--- The task ---
Print the records below exactly, from the line containing "Rebuild this diagram" down to the line containing "(e) at (425,228)", both lines included, and omit every picture.

start Supplied material

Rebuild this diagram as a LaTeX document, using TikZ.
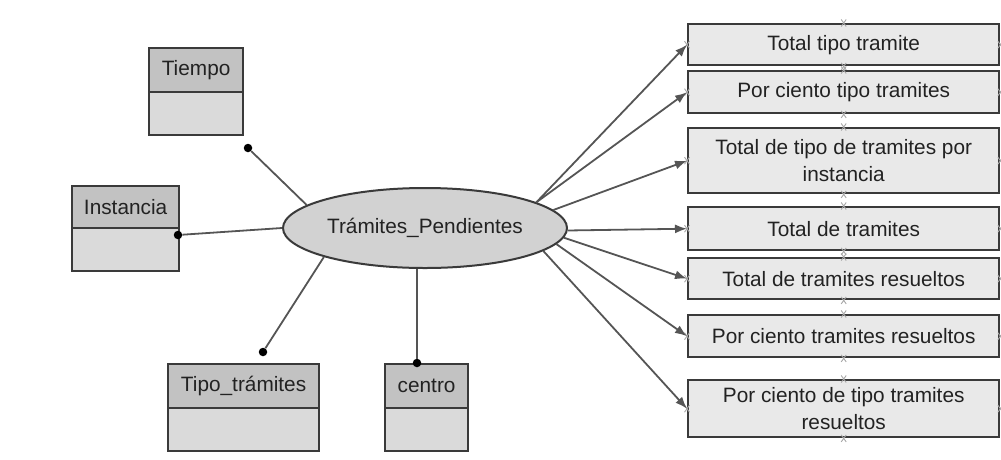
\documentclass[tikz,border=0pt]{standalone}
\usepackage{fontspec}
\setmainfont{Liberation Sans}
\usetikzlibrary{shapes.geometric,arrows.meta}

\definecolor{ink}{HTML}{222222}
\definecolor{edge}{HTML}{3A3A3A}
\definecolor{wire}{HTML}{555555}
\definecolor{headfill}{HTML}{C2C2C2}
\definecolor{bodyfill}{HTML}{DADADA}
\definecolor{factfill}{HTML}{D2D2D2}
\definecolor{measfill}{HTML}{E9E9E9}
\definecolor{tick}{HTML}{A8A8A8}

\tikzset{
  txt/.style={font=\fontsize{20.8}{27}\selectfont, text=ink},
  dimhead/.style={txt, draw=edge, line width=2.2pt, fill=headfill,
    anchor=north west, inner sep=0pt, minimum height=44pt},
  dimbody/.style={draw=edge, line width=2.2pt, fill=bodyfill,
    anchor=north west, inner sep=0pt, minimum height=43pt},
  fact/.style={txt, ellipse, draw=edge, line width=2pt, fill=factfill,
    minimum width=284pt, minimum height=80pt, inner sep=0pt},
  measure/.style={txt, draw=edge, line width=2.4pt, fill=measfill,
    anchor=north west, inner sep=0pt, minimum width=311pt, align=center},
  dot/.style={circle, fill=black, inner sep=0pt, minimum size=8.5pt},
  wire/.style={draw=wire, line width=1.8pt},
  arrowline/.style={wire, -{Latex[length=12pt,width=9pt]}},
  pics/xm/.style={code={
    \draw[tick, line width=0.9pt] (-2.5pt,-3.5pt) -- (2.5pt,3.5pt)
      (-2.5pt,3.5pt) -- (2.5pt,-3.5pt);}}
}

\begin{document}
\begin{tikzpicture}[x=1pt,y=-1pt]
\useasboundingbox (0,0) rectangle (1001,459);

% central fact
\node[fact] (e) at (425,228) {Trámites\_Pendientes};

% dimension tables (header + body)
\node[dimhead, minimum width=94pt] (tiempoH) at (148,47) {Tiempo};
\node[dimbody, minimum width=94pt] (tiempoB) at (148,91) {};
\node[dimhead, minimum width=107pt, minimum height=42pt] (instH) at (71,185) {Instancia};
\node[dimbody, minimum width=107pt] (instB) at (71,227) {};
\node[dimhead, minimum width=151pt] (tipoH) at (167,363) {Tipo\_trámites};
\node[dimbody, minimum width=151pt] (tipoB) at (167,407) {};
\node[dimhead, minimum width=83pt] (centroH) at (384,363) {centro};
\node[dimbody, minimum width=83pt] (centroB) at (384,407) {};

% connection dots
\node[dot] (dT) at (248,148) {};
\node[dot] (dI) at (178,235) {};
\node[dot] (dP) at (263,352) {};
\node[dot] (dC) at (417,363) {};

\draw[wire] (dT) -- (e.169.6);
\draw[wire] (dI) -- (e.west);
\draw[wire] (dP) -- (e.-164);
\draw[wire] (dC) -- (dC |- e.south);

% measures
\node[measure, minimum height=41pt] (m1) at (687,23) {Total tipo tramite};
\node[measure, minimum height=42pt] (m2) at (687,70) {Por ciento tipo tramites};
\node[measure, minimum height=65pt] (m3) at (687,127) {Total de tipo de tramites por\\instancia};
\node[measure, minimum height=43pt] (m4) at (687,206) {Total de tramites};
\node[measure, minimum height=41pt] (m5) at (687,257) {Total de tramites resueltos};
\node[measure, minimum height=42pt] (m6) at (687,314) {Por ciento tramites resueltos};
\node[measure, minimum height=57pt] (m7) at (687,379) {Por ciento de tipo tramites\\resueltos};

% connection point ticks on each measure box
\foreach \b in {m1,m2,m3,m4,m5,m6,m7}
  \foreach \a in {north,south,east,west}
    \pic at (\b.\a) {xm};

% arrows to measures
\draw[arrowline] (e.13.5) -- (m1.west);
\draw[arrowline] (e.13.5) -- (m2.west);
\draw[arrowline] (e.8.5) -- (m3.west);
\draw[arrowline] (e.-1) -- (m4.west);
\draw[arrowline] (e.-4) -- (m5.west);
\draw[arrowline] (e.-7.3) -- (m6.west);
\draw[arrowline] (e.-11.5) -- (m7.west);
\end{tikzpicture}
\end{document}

end Supplied material
start Supplied material

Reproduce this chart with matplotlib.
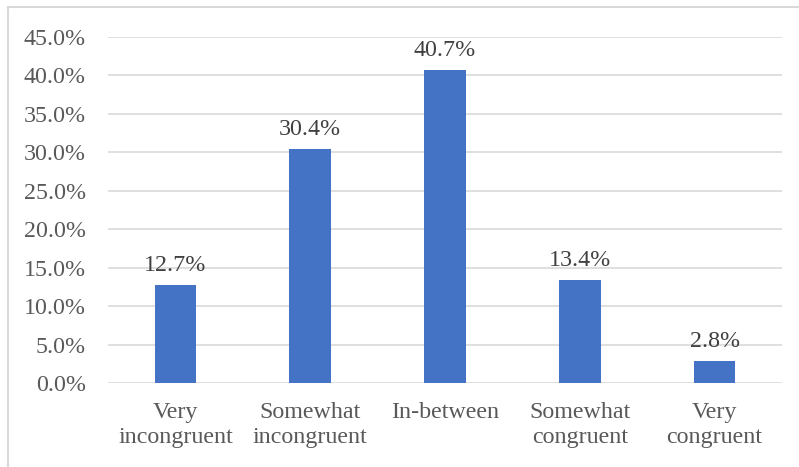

end Supplied material

--- Final result ---
Rebuild this diagram as a LaTeX document, using TikZ.
\documentclass[tikz,border=0pt]{standalone}
\usepackage{fontspec}
\setmainfont{Liberation Sans}
\usetikzlibrary{shapes.geometric,arrows.meta}

\definecolor{ink}{HTML}{222222}
\definecolor{edge}{HTML}{3A3A3A}
\definecolor{wire}{HTML}{555555}
\definecolor{headfill}{HTML}{C2C2C2}
\definecolor{bodyfill}{HTML}{DADADA}
\definecolor{factfill}{HTML}{D2D2D2}
\definecolor{measfill}{HTML}{E9E9E9}
\definecolor{tick}{HTML}{A8A8A8}

\tikzset{
  txt/.style={font=\fontsize{20.8}{27}\selectfont, text=ink},
  dimhead/.style={txt, draw=edge, line width=2.2pt, fill=headfill,
    anchor=north west, inner sep=0pt, minimum height=44pt},
  dimbody/.style={draw=edge, line width=2.2pt, fill=bodyfill,
    anchor=north west, inner sep=0pt, minimum height=43pt},
  fact/.style={txt, ellipse, draw=edge, line width=2pt, fill=factfill,
    minimum width=284pt, minimum height=80pt, inner sep=0pt},
  measure/.style={txt, draw=edge, line width=2.4pt, fill=measfill,
    anchor=north west, inner sep=0pt, minimum width=311pt, align=center},
  dot/.style={circle, fill=black, inner sep=0pt, minimum size=8.5pt},
  wire/.style={draw=wire, line width=1.8pt},
  arrowline/.style={wire, -{Latex[length=12pt,width=9pt]}},
  pics/xm/.style={code={
    \draw[tick, line width=0.9pt] (-2.5pt,-3.5pt) -- (2.5pt,3.5pt)
      (-2.5pt,3.5pt) -- (2.5pt,-3.5pt);}}
}

\begin{document}
\begin{tikzpicture}[x=1pt,y=-1pt]
\useasboundingbox (0,0) rectangle (1001,459);

% central fact
\node[fact] (e) at (425,228) {Trámites\_Pendientes};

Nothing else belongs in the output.